Advocacy Journalism - justice for Jawnie Hough

A terrible saga for Jawnie Hough
March 15, 2002



from the

     Native American Press/Ojibwe News

Red Lake family refuses to comply with state court order to return child to mother

By Jeff Armstrong

A Red Lake family has defied a state judge’s order to return a child whose custody they acquired through dubious tribal and state court motions to the care of her mother.

In a March 4 ruling, Beltrami County district judge Terrance Holter ordered Donald Brun, Sr., his wife Geraldine Brun and his son Donald Brun, Jr., the girl’s father, to return custody of five-year-old Meghan Brun to her mother, Jawnie Hough, before 5 p.m. March 10.

Invalidating an earlier ruling, Holter held that Donald Brun, Jr. “did perpetrate misconduct on this court” by obtaining a state court order enforcing a tribal court judgment without providing notice to Hough or informing either court of two previous orders granting her custody. Holter found that the tribal court failed to provide for due process in depriving the mother of “a fundamental right under the United States Constitution” and ordered that any future proceedings be held “in a neutral forum.”

Hough said she waited for the Bruns in the company of a Bemidji police officer at a pre-arranged meeting place until well past the hour of the court’s Sunday deadline.
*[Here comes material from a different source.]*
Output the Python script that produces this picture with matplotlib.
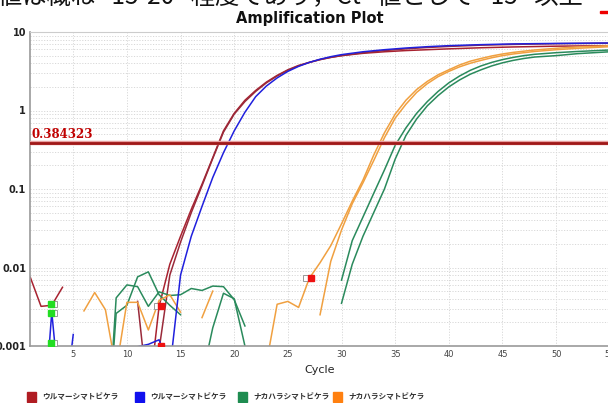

The Anishinabe woman said she was disappointed--but not surprised--by the family’s failure to comply with the judicial order.

“I figured they wouldn’t show up,” said Hough. “They still think they can run and hide behind reservation lines.”

Anticipating such a response by the Bruns, the district court order had directed “the Beltrami County Sheriff…to take physical custody of the child and return the child to the jurisdiction of this county and Petitioner” in the event of the paternal relatives’ non-compliance.

Beltrami County sheriff Keith Winger could not be reached for comment, but other county law enforcement staff said they were unaware of either the order itself or any attempt to enforce it.

Red Lake director of public safety Pat Mills, whose cooperation would likely be needed to enforce the court’s directive, said he had received no request for assistance from county officials.

“I have had no contact with the County Attorney or law enforcement personnel on this matter,” said Mills. “If they call us, we will refer them to the tribal court.”

Donald Brun, Jr. could not be located for comment. His father hung up the phone when this reporter identified himself.

Brun’s attorney, Michael Ruffenach, denied any role in his client’s refusal to return the child or any other alleged misconduct.

“How am I a party to the misconduct of my client?” asked Ruffenach, accusing Press/ON of biased coverage of the case.

Ruffenach wrote to judge Holter on March 7, requesting a stay of his custody order which the attorney concedes was not granted. The following day, Ruffenach wrote to opposing counsel Frank Bibeau, stating that “my client is not going to return the child.” According to the March 8 letter, Meghan Brun, whom Ruffenach refers to as “Agnus” in his previous letter, “is under the jurisdiction of the Red Lake Juvenile court.” Ruffenach said Red Lake social services called his office March 7 to inform the attorney that the tribal agency had taken custody of the child without providing further details.

Willa Beaulieu, a tribal court employee named by the attorney in his March 8 letter, failed to return a call from the press to confirm the assertion.

Ruffenach maintains the central issue in dispute is the jurisdiction of the state court to reconsider its comity order, which the attorney claims has never been explored by the courts. He said no determination has been made whether to appeal the state decision.

“If the Red Lake court had authority to issue its decision, what jurisdiction does Minnesota have to lift it?” the attorney asked.

Beltrami County attorney Tim Faver said the county has no written extradition agreement with Red Lake, only an informal arrangement pertaining to criminal matters. Faver said he would review the case for potential criminal offenses if a formal complaint is filed, but he also expressed confidence that the two law enforcement agencies would jointly resolve the dispute.

“I assume the Sheriff’s Department would ask for the cooperation of the Red Lake Police Department and I assume that they would receive it,” said Faver.

Faver said any contempt of court charges would have to be initiated by Hough or her attorney in a motion to judge Holter.

Coleen Rouley, a legal adviser to the Minneapolis FBI, said state criminal charges would likely have to precede a federal indictment. However, Rouley said the Bureau would examine the state court files on the case to assess whether it had jurisdiction in the matter.